Like his other silent black and white films, the Screen Tests were originally filmed at twenty-four frames per second, yet projected at sixteen frames per second. The result is an unusual fluidity of pace, a rhythm gently at odds with the starkness of the lighting and the boldness of the close-ups of face and hair. As with any portrait, there is participation by the sitter, ingeniously or nervously, sadly or hilariously reacting to the challenge of the camera. Walter Burn seems sublime in his stillness, Dennis Hopper moves to his own music, Chip Monk and Cass Elliott know how to smile, “Baby” Jane Holzer chews gum or brushes her teeth with sexual immodesty, Beverly Grant imitates Theda Bara, James Rosenquist circles about on a moving stool. The beautiful women stare, tear up in the bright light, preen and pose; most wistful is Edie Sedgwick. Piero Heliczer reminds us of Rudolf Valentino with a warmer smile, and Salvador Dalí sees the world upside down.

The screen test traditionally serves as a filmed audition for an actor being considered for a motion picture role.
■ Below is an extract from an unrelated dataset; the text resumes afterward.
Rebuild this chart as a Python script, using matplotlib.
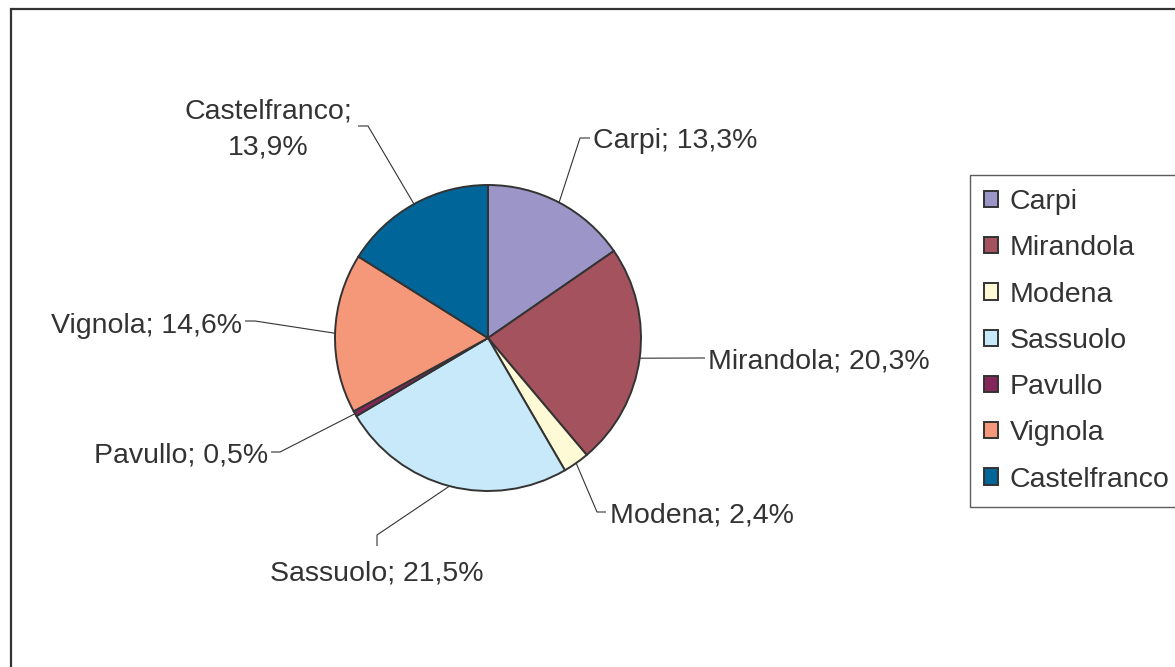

The production studio and the director seek to find what the camera will reveal of the personality and appearance of the actor, of his or her abilities, or to offer a kind of blank slate, allowing audiences to project their own thoughts and feelings through the still gaze of a beautiful face on the silver screen. Warhol celebrated fashion as fashion celebrated beauty; he knew how to play with the superficial in virtually every form of printed and moving imagery, and how to stretch a medium in startlingly various ways. The held pose, its particular stillness, and slowed motion make the portraits impossible to categorize: are they films in slow motion, or photographs that slowly move?